# start of INFORMATION SHOWN

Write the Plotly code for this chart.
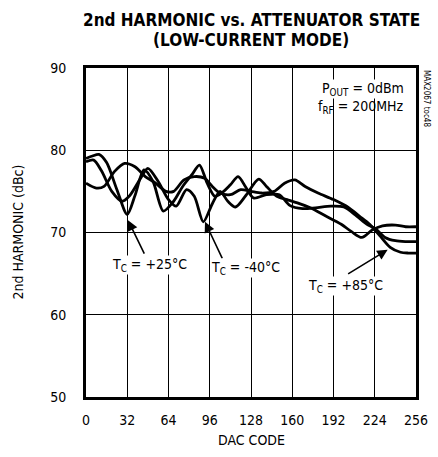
import plotly.graph_objects as go

# DAC code samples and 2nd harmonic (dBc) for each case temperature
dac_25 = [0, 5, 10, 16, 24, 32, 38, 45, 52, 60, 68, 75, 82, 88, 94, 100, 106, 112, 118, 124,
          130, 140, 150, 158, 168, 178, 190, 200, 210, 218, 225, 232, 240, 248, 256]
h2_25 = [79.0, 79.3, 79.5, 78.5, 75.2, 72.2, 74.5, 77.6, 76.2, 72.6, 73.8, 75.6, 77.0, 78.2,
         76.0, 74.4, 74.9, 75.8, 76.8, 75.5, 74.2, 74.6, 74.6, 73.3, 72.9, 73.0, 73.2, 73.1,
         72.0, 71.0, 70.4, 69.4, 69.0, 68.9, 68.9]

dac_m40 = [0, 6, 12, 20, 28, 34, 42, 48, 56, 64, 70, 78, 84, 91, 98, 104, 110, 116, 124,
           134, 140, 148, 156, 164, 174, 186, 198, 206, 214, 222, 230, 240, 248, 256]
h2_m40 = [78.6, 78.8, 77.5, 75.0, 73.8, 74.5, 76.5, 77.8, 76.2, 74.0, 73.2, 75.2, 74.4, 71.3,
          73.5, 75.0, 73.8, 73.1, 74.5, 76.5, 75.6, 74.4, 74.0, 73.6, 73.0, 72.0, 71.0, 70.1,
          69.4, 70.3, 70.8, 70.9, 70.7, 70.7]

dac_85 = [0, 8, 14, 22, 30, 38, 46, 54, 62, 68, 76, 84, 92, 98, 104, 112, 120, 128, 136, 146,
          154, 162, 170, 180, 192, 204, 212, 220, 228, 236, 244, 250, 256]
h2_85 = [76.0, 75.4, 75.6, 77.4, 78.4, 78.0, 76.8, 76.0, 75.0, 75.0, 76.4, 76.8, 76.6, 75.6,
         74.8, 74.6, 75.2, 75.0, 74.8, 75.0, 76.0, 76.4, 75.6, 74.8, 74.0, 73.0, 72.0, 71.0,
         69.6, 68.2, 67.6, 67.5, 67.5]

x_ticks = [0, 32, 64, 96, 128, 160, 192, 224, 256]
y_ticks = [50, 60, 70, 80, 90]

FONT = 'DejaVu Sans Condensed, Liberation Sans Narrow, Arial Narrow, sans-serif'

fig = go.Figure()
for xs, ys, nm in [(dac_25, h2_25, '+25C'), (dac_m40, h2_m40, '-40C'), (dac_85, h2_85, '+85C')]:
    fig.add_trace(go.Scatter(x=xs, y=ys, name=nm, mode='lines',
                             line=dict(color='black', width=2.8, shape='spline', smoothing=0.8),
                             showlegend=False, hoverinfo='skip'))

# arrows (tip at the curve, tail near the label)
arrows = [(32.6, 71.5, 17, 35), (92.3, 71.3, 18, 38), (234, 67.9, -41, 25)]
for x, y, ax, ay in arrows:
    fig.add_annotation(x=x, y=y, ax=ax, ay=ay, text='', showarrow=True,
                       arrowhead=2, arrowsize=1.3, arrowwidth=1.6, arrowcolor='black')

labels = [(49.6, 66.0, 'T<sub>C</sub> = +25°C'), (124, 65.7, 'T<sub>C</sub> = -40°C'),
          (201.6, 63.5, 'T<sub>C</sub> = +85°C')]
for x, y, t in labels:
    fig.add_annotation(x=x, y=y, text=t, showarrow=False, bgcolor='white',
                       font=dict(family=FONT, size=14, color='black'), borderpad=0)

fig.add_annotation(x=247.4, y=87.4, xanchor='right', text='P<sub>OUT</sub> = 0dBm', showarrow=False,
                   bgcolor='white', borderpad=0, font=dict(family=FONT, size=14, color='black'))
fig.add_annotation(x=247.4, y=85.3, xanchor='right', text='f<sub>RF</sub> = 200MHz', showarrow=False,
                   borderpad=0, font=dict(family=FONT, size=14, color='black'))
fig.add_annotation(x=1.0, y=1.0, xref='paper', yref='paper', xanchor='left', yanchor='top',
                   xshift=4, text='MAX2067 toc48', textangle=90, showarrow=False,
                   font=dict(family=FONT, size=8, color='black'))

# title, two lines
fig.add_annotation(x=0.5, y=1.0, xref='paper', yref='paper', yanchor='middle', yshift=48,
                   text='<b>2nd HARMONIC vs. ATTENUATOR STATE</b>', showarrow=False,
                   font=dict(family=FONT, size=17, color='black'))
fig.add_annotation(x=0.5, y=1.0, xref='paper', yref='paper', yanchor='middle', yshift=28,
                   text='<b>(LOW-CURRENT MODE)</b>', showarrow=False,
                   font=dict(family=FONT, size=17, color='black'))

# axis titles
fig.add_annotation(x=0.5, y=0.0, xref='paper', yref='paper', yanchor='middle', yshift=-43,
                   text='DAC CODE', showarrow=False, font=dict(family=FONT, size=14, color='black'))
fig.add_annotation(x=0.0, y=0.5, xref='paper', yref='paper', xanchor='center', xshift=-69,
                   text='2nd HARMONIC (dBc)', textangle=-90, showarrow=False,
                   font=dict(family=FONT, size=14, color='black'))

fig.update_layout(
    width=438, height=457,
    margin=dict(l=86, r=22, t=68, b=60),
    paper_bgcolor='white', plot_bgcolor='white',
    font=dict(family=FONT, size=14, color='black'),
)
fig.update_xaxes(range=[0, 256], tickvals=x_ticks, showgrid=True, gridcolor='black', gridwidth=1,
                 showline=True, linecolor='black', linewidth=3, mirror=True, ticks='',
                 zeroline=False, ticklabelstandoff=8, automargin=False)
fig.update_yaxes(range=[50, 90], tickvals=y_ticks, showgrid=True, gridcolor='black', gridwidth=1,
                 showline=True, linecolor='black', linewidth=3, mirror=True, ticks='',
                 zeroline=False, ticklabelstandoff=14, automargin=False)

# drop the default page margin so the figure sits at the window's corner
fig.write_html('out.html', config={'displayModeBar': False},
               post_script="document.body.style.margin='0';")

# end of INFORMATION SHOWN

AIM: Leave every image out, and retype the material exactly.

COMPLETE ANSWER:
Write the Plotly code for this chart.
import plotly.graph_objects as go

# DAC code samples and 2nd harmonic (dBc) for each case temperature
dac_25 = [0, 5, 10, 16, 24, 32, 38, 45, 52, 60, 68, 75, 82, 88, 94, 100, 106, 112, 118, 124,
          130, 140, 150, 158, 168, 178, 190, 200, 210, 218, 225, 232, 240, 248, 256]
h2_25 = [79.0, 79.3, 79.5, 78.5, 75.2, 72.2, 74.5, 77.6, 76.2, 72.6, 73.8, 75.6, 77.0, 78.2,
         76.0, 74.4, 74.9, 75.8, 76.8, 75.5, 74.2, 74.6, 74.6, 73.3, 72.9, 73.0, 73.2, 73.1,
         72.0, 71.0, 70.4, 69.4, 69.0, 68.9, 68.9]

dac_m40 = [0, 6, 12, 20, 28, 34, 42, 48, 56, 64, 70, 78, 84, 91, 98, 104, 110, 116, 124,
           134, 140, 148, 156, 164, 174, 186, 198, 206, 214, 222, 230, 240, 248, 256]
h2_m40 = [78.6, 78.8, 77.5, 75.0, 73.8, 74.5, 76.5, 77.8, 76.2, 74.0, 73.2, 75.2, 74.4, 71.3,
          73.5, 75.0, 73.8, 73.1, 74.5, 76.5, 75.6, 74.4, 74.0, 73.6, 73.0, 72.0, 71.0, 70.1,
          69.4, 70.3, 70.8, 70.9, 70.7, 70.7]

dac_85 = [0, 8, 14, 22, 30, 38, 46, 54, 62, 68, 76, 84, 92, 98, 104, 112, 120, 128, 136, 146,
          154, 162, 170, 180, 192, 204, 212, 220, 228, 236, 244, 250, 256]
h2_85 = [76.0, 75.4, 75.6, 77.4, 78.4, 78.0, 76.8, 76.0, 75.0, 75.0, 76.4, 76.8, 76.6, 75.6,
         74.8, 74.6, 75.2, 75.0, 74.8, 75.0, 76.0, 76.4, 75.6, 74.8, 74.0, 73.0, 72.0, 71.0,
         69.6, 68.2, 67.6, 67.5, 67.5]

x_ticks = [0, 32, 64, 96, 128, 160, 192, 224, 256]
y_ticks = [50, 60, 70, 80, 90]

FONT = 'DejaVu Sans Condensed, Liberation Sans Narrow, Arial Narrow, sans-serif'

fig = go.Figure()
for xs, ys, nm in [(dac_25, h2_25, '+25C'), (dac_m40, h2_m40, '-40C'), (dac_85, h2_85, '+85C')]:
    fig.add_trace(go.Scatter(x=xs, y=ys, name=nm, mode='lines',
                             line=dict(color='black', width=2.8, shape='spline', smoothing=0.8),
                             showlegend=False, hoverinfo='skip'))

# arrows (tip at the curve, tail near the label)
arrows = [(32.6, 71.5, 17, 35), (92.3, 71.3, 18, 38), (234, 67.9, -41, 25)]
for x, y, ax, ay in arrows:
    fig.add_annotation(x=x, y=y, ax=ax, ay=ay, text='', showarrow=True,
                       arrowhead=2, arrowsize=1.3, arrowwidth=1.6, arrowcolor='black')

labels = [(49.6, 66.0, 'T<sub>C</sub> = +25°C'), (124, 65.7, 'T<sub>C</sub> = -40°C'),
          (201.6, 63.5, 'T<sub>C</sub> = +85°C')]
for x, y, t in labels:
    fig.add_annotation(x=x, y=y, text=t, showarrow=False, bgcolor='white',
                       font=dict(family=FONT, size=14, color='black'), borderpad=0)

fig.add_annotation(x=247.4, y=87.4, xanchor='right', text='P<sub>OUT</sub> = 0dBm', showarrow=False,
                   bgcolor='white', borderpad=0, font=dict(family=FONT, size=14, color='black'))
fig.add_annotation(x=247.4, y=85.3, xanchor='right', text='f<sub>RF</sub> = 200MHz', showarrow=False,
                   borderpad=0, font=dict(family=FONT, size=14, color='black'))
fig.add_annotation(x=1.0, y=1.0, xref='paper', yref='paper', xanchor='left', yanchor='top',
                   xshift=4, text='MAX2067 toc48', textangle=90, showarrow=False,
                   font=dict(family=FONT, size=8, color='black'))

# title, two lines
fig.add_annotation(x=0.5, y=1.0, xref='paper', yref='paper', yanchor='middle', yshift=48,
                   text='<b>2nd HARMONIC vs. ATTENUATOR STATE</b>', showarrow=False,
                   font=dict(family=FONT, size=17, color='black'))
fig.add_annotation(x=0.5, y=1.0, xref='paper', yref='paper', yanchor='middle', yshift=28,
                   text='<b>(LOW-CURRENT MODE)</b>', showarrow=False,
                   font=dict(family=FONT, size=17, color='black'))

# axis titles
fig.add_annotation(x=0.5, y=0.0, xref='paper', yref='paper', yanchor='middle', yshift=-43,
                   text='DAC CODE', showarrow=False, font=dict(family=FONT, size=14, color='black'))
fig.add_annotation(x=0.0, y=0.5, xref='paper', yref='paper', xanchor='center', xshift=-69,
                   text='2nd HARMONIC (dBc)', textangle=-90, showarrow=False,
                   font=dict(family=FONT, size=14, color='black'))

fig.update_layout(
    width=438, height=457,
    margin=dict(l=86, r=22, t=68, b=60),
    paper_bgcolor='white', plot_bgcolor='white',
    font=dict(family=FONT, size=14, color='black'),
)
fig.update_xaxes(range=[0, 256], tickvals=x_ticks, showgrid=True, gridcolor='black', gridwidth=1,
                 showline=True, linecolor='black', linewidth=3, mirror=True, ticks='',
                 zeroline=False, ticklabelstandoff=8, automargin=False)
fig.update_yaxes(range=[50, 90], tickvals=y_ticks, showgrid=True, gridcolor='black', gridwidth=1,
                 showline=True, linecolor='black', linewidth=3, mirror=True, ticks='',
                 zeroline=False, ticklabelstandoff=14, automargin=False)

# drop the default page margin so the figure sits at the window's corner
fig.write_html('out.html', config={'displayModeBar': False},
               post_script="document.body.style.margin='0';")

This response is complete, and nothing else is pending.